*SUPPLIED DATA*.
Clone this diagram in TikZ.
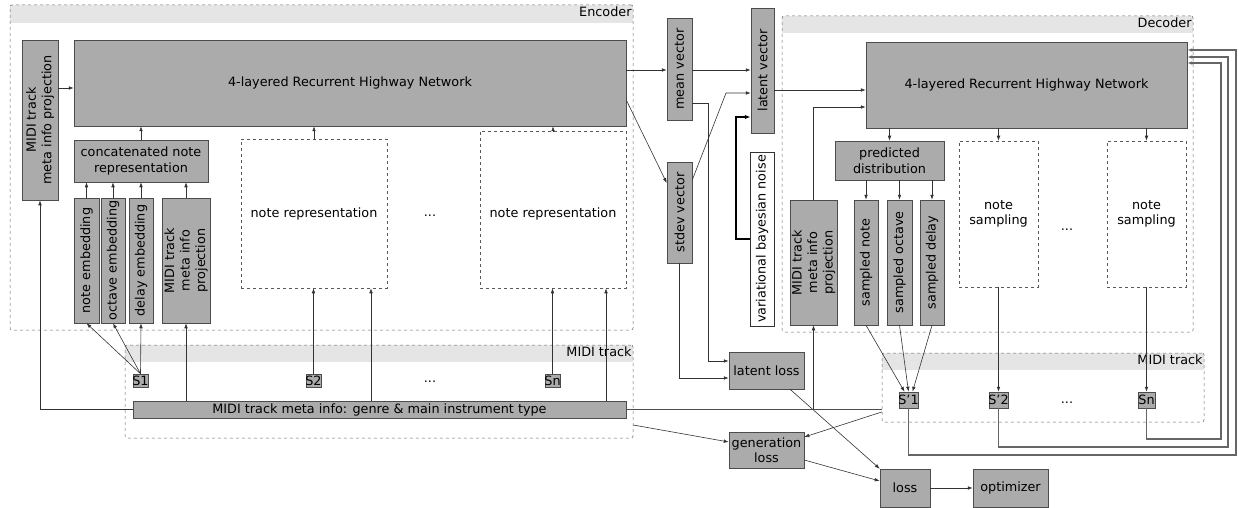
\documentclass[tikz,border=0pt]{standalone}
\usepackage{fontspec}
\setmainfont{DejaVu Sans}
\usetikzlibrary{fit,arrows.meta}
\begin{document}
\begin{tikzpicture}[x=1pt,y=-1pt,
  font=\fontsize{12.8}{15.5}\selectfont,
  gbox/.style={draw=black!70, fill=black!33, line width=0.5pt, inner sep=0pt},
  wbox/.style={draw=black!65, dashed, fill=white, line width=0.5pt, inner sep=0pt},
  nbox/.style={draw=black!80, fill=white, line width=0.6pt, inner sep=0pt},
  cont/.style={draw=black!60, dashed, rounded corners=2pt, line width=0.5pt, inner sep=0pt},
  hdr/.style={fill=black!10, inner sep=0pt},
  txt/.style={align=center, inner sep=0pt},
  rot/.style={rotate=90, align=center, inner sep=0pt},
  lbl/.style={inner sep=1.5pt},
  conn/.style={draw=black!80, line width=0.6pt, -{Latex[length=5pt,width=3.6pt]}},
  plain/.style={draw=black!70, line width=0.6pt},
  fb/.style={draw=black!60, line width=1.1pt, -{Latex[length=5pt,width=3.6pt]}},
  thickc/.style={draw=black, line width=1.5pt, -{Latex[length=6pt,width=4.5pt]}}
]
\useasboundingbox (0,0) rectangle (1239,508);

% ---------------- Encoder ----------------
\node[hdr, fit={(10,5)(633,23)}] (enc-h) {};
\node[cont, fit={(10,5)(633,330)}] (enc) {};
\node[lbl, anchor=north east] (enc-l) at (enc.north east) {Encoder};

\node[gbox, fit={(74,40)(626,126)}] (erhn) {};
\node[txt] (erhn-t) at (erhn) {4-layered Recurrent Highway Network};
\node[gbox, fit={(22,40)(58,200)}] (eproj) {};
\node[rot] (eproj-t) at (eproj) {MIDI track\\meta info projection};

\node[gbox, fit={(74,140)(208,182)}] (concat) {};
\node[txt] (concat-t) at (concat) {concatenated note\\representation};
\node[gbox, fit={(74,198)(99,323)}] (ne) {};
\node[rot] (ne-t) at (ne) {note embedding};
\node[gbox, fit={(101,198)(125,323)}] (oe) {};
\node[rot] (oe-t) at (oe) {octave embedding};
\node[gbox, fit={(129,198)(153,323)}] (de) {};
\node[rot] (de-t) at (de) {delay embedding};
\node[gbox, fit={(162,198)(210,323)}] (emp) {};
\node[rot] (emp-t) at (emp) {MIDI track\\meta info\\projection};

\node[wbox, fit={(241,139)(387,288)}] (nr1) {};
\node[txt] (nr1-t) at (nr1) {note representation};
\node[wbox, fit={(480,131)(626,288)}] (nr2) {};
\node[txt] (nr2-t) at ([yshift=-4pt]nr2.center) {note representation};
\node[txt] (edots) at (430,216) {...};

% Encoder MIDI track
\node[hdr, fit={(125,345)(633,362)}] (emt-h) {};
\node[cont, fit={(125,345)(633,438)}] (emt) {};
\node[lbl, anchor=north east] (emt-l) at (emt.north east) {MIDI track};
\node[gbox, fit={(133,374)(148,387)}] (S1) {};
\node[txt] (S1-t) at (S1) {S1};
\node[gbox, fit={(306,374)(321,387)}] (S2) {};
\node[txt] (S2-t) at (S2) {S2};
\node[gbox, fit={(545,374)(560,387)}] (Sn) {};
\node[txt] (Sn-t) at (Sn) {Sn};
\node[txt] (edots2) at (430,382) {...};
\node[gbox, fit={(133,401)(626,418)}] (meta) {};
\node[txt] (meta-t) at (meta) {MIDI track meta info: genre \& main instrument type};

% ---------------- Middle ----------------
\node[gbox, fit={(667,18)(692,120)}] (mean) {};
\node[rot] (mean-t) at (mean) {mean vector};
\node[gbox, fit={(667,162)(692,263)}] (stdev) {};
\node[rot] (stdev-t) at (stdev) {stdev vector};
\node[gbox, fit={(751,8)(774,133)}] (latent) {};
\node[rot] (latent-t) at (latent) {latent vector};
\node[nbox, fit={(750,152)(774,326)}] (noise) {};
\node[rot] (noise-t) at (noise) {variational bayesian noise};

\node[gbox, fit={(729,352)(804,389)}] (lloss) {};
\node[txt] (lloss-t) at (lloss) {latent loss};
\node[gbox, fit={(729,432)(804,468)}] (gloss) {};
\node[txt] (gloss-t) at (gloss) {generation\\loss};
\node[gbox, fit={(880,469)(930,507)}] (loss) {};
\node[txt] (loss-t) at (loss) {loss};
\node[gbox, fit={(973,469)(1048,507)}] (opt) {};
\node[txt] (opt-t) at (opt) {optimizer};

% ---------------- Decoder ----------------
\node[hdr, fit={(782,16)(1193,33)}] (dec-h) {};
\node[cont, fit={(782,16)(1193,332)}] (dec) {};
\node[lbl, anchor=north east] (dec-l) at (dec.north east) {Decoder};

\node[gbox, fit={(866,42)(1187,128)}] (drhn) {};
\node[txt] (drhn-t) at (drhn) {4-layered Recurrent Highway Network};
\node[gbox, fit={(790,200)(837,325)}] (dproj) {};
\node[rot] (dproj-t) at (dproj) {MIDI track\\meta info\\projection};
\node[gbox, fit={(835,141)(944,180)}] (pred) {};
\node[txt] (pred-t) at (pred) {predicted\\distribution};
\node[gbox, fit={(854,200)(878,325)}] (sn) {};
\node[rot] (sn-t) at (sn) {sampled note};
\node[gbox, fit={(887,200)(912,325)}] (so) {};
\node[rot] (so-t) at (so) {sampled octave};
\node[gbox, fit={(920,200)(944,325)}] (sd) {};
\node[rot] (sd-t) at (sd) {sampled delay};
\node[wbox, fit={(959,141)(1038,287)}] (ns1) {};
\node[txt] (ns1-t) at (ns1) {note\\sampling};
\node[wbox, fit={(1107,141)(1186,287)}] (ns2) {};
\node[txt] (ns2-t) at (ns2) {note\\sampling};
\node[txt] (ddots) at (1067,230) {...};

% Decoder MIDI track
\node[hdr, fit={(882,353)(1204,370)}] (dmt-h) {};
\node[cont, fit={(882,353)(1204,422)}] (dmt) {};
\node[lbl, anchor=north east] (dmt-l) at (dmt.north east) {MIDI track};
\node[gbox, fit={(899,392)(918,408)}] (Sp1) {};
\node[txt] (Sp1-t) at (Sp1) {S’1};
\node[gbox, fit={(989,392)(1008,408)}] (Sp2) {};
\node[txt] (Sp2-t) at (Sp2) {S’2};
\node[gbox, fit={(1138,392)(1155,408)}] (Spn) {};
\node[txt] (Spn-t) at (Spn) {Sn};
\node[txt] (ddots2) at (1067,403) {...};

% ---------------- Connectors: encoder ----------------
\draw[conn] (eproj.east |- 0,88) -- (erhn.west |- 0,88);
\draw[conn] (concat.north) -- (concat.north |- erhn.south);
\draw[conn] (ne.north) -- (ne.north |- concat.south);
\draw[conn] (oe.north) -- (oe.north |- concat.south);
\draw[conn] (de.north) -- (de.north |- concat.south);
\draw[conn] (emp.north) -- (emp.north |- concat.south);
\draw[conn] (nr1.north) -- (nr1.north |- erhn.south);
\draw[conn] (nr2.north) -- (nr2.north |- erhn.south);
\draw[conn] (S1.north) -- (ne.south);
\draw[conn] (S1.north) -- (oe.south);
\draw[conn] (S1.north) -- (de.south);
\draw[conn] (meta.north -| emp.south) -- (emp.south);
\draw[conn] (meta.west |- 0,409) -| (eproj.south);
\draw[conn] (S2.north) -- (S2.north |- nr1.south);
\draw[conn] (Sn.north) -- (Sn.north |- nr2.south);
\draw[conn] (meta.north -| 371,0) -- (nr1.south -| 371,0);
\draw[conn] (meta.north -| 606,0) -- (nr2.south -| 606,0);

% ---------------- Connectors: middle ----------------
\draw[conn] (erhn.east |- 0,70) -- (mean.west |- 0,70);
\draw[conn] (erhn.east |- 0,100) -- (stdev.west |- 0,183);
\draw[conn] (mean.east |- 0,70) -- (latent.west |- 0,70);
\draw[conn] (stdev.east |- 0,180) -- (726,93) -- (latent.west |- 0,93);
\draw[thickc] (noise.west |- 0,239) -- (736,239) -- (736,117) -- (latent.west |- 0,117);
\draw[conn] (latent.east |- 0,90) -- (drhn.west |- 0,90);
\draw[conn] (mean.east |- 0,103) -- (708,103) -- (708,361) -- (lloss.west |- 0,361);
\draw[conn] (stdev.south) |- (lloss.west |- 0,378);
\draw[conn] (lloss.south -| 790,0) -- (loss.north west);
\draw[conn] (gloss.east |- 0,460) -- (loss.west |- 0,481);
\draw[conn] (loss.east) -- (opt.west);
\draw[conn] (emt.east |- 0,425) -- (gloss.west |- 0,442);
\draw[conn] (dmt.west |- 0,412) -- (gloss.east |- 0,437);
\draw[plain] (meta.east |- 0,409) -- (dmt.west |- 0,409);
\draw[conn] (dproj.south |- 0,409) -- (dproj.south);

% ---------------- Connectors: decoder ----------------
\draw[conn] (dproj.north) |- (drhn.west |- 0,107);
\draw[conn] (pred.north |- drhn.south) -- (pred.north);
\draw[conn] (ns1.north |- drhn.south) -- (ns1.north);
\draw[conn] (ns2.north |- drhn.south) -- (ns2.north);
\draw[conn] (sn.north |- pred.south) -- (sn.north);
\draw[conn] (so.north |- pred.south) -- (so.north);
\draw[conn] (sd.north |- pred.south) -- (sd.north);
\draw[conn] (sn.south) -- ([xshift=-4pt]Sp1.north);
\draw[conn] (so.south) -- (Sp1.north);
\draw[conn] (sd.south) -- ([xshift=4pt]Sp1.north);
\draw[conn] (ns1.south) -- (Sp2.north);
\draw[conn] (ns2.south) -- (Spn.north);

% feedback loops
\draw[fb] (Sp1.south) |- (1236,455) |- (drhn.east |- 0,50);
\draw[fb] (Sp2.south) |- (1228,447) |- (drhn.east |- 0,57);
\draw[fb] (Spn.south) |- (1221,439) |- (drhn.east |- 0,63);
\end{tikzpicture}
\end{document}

*AIM OF THE EXERCISE*.
Every line from the top of the material above through the line with "anchor=north east] (enc-l)" should be duplicated exactly, please; leave out the pictures.

*PROBLEM SOLUTION*.
Clone this diagram in TikZ.
\documentclass[tikz,border=0pt]{standalone}
\usepackage{fontspec}
\setmainfont{DejaVu Sans}
\usetikzlibrary{fit,arrows.meta}
\begin{document}
\begin{tikzpicture}[x=1pt,y=-1pt,
  font=\fontsize{12.8}{15.5}\selectfont,
  gbox/.style={draw=black!70, fill=black!33, line width=0.5pt, inner sep=0pt},
  wbox/.style={draw=black!65, dashed, fill=white, line width=0.5pt, inner sep=0pt},
  nbox/.style={draw=black!80, fill=white, line width=0.6pt, inner sep=0pt},
  cont/.style={draw=black!60, dashed, rounded corners=2pt, line width=0.5pt, inner sep=0pt},
  hdr/.style={fill=black!10, inner sep=0pt},
  txt/.style={align=center, inner sep=0pt},
  rot/.style={rotate=90, align=center, inner sep=0pt},
  lbl/.style={inner sep=1.5pt},
  conn/.style={draw=black!80, line width=0.6pt, -{Latex[length=5pt,width=3.6pt]}},
  plain/.style={draw=black!70, line width=0.6pt},
  fb/.style={draw=black!60, line width=1.1pt, -{Latex[length=5pt,width=3.6pt]}},
  thickc/.style={draw=black, line width=1.5pt, -{Latex[length=6pt,width=4.5pt]}}
]
\useasboundingbox (0,0) rectangle (1239,508);

% ---------------- Encoder ----------------
\node[hdr, fit={(10,5)(633,23)}] (enc-h) {};
\node[cont, fit={(10,5)(633,330)}] (enc) {};
\node[lbl, anchor=north east] (enc-l) at (enc.north east) {Encoder};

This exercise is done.